Language Definitions as Rewrite Theories
In [8] we study the relationships between language definition frameworks (e.g., the K framework) and rewrite theories (e.g., as those embodied in the Maude tool). K is a formal framework for defining the operational semantics of programming languages. It includes software tools for compiling K language definitions to Maude rewrite theories, for executing programs in the defined languages based on the Maude rewriting engine, and for analyzing programs by adapting various Maude analysis tools. A recent extension to the K tool suite is an automatic transformation of language definitions that enables the symbolic execution of programs, i.e., the execution of programs with symbolic inputs.
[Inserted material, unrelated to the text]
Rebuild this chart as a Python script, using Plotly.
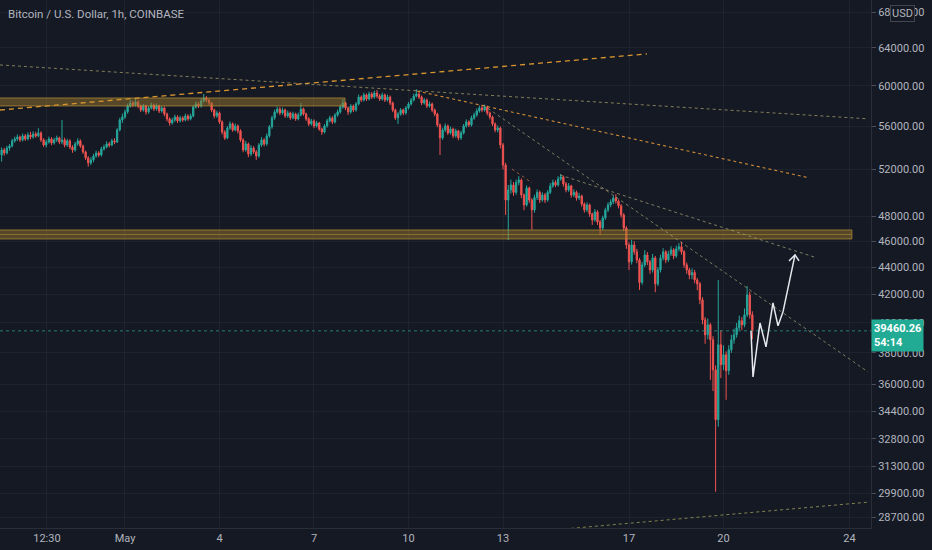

In this paper we investigate more particularly the theoretical relationships between K language definitions and their translations to Maude, between symbolic extensions of K definitions and their Maude encodings, and how the relations between K definitions and their symbolic extensions are reflected on their respective representations in Maude. These results show, in particular, how analyses performed with Maude tools can be formally lifted up to the original language definitions. The results presented in this paper provide the theoretical underpinnings for the current version of the K-Maude tool.